I love this book because it gets right down to business, with precise, concise methodology and explanations, with nice photos of each form, and the various forms divided in to categories of sushi, many of which are still not in the American lexicon. Su Shi actually means "Vinegar Rice" and that is the basis of the dish we know as sushi. What most of us who are not Japanese don't know, is that beyond the rice prepared a special way and seasoned with vinegar, salt, and sugar, everything else about sushi is optional.
This is a mind-expanding text on sushi.

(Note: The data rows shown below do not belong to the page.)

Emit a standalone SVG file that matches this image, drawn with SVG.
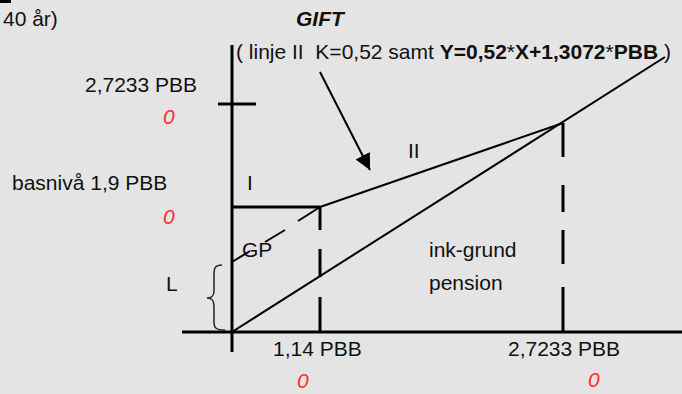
<svg xmlns="http://www.w3.org/2000/svg" width="682" height="394" viewBox="0 0 682 394">
<style>
text{font-family:"Liberation Sans",Arial,sans-serif;font-size:21px;fill:#111}
.red{fill:#ff2d2d;font-style:italic}
.b{font-weight:bold}
.ax{stroke:#000;stroke-width:3;fill:none}
.ln{stroke:#000;stroke-width:2;fill:none}
</style>
<defs>
<marker id="ah" viewBox="0 0 10 10" refX="10" refY="5" markerWidth="16" markerHeight="16" markerUnits="userSpaceOnUse" orient="auto">
<path d="M0,0 L10,5 L0,10 Z" fill="#000"/>
</marker>
</defs>
<rect width="682" height="394" fill="#e4e4e4"/>
<rect x="0" y="0" width="11" height="3" fill="#000"/>
<g id="labels">
<text x="3" y="26">40 år)</text>
<text x="296" y="26" class="b" font-style="italic">GIFT</text>
<text x="236" y="59" style="white-space:pre">( linje II  K=0,52 samt <tspan class="b">Y=0,52</tspan>*<tspan class="b">X+1,3072</tspan>*<tspan class="b">PBB</tspan> )</text>
<text x="85" y="92">2,7233 PBB</text>
<text x="163" y="124" class="red">0</text>
<text x="12" y="190">basnivå 1,9 PBB</text>
<text x="163" y="224" class="red">0</text>
<text x="247" y="190">I</text>
<text x="408" y="158">II</text>
<text x="242" y="257">GP</text>
<text x="166" y="291">L</text>
<text x="429" y="257">ink-grund</text>
<text x="429" y="290">pension</text>
<text x="273" y="356">1,14 PBB</text>
<text x="297" y="388" class="red">0</text>
<text x="508" y="356">2,7233 PBB</text>
<text x="588" y="387" class="red">0</text>
</g>
<g id="axes">
<line class="ax" x1="232" y1="45" x2="232" y2="352"/>
<line class="ax" x1="182" y1="332" x2="682" y2="332"/>
<line class="ax" x1="218" y1="104" x2="256" y2="104"/>
</g>
<g id="connectors">
<line class="ax" x1="232" y1="207" x2="320" y2="207"/>
<path class="ax" d="M320,207 V230 M320,249 V277 M320,297 V332"/>
<path class="ax" d="M563,123 V157 M563,185 V212 M563,230 V264 M563,287 V332"/>
<line class="ln" x1="232" y1="332" x2="665" y2="57"/>
<line class="ln" x1="320" y1="207" x2="563" y2="123"/>
<path class="ln" d="M232,262 L250,251 M265,242 L285,230 M298,221 L320,207"/>
<line class="ln" x1="320" y1="72" x2="370" y2="170" marker-end="url(#ah)"/>
<path d="M222,265 C215,265 214,268 214,275 L214,290 C214,296 212,298 207,298 C212,298 214,300 214,306 L214,322 C214,328 216,330 225,330" fill="none" stroke="#222" stroke-width="1.5"/>
</g>
</svg>
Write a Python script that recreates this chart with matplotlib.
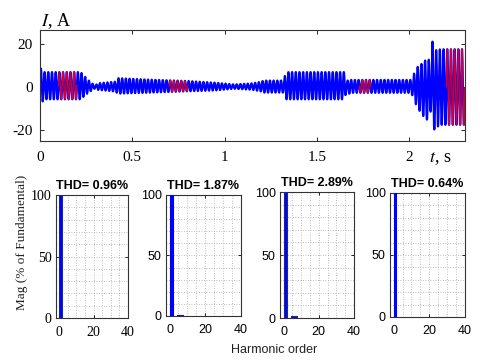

It will not turn the reader into a sushi chef with expert methods at filleting and preparing the specialty forms of sashimi (though it does provide detailed explanations of exactly how to filet and prepare the seafood portion of each), but it will give even a novice the core understanding and breadth, to prepare and serve forms of sushi both familiar and exotic (within the limits of locally available ingredients). It also takes it from a priesthood, to a ground-level, human, attainable food, that can be as simple as a bowl of good sushi rice with other ingredients mixed in, or as formal as a pressed molded smoked salmon sushi with capers, that looks more like something out of a 1950's American cookbook on cold buffet ideas.
Solid, honest, unpretentious, easy to use, and very educational. Not just a compilation of recipes, but a methodology book.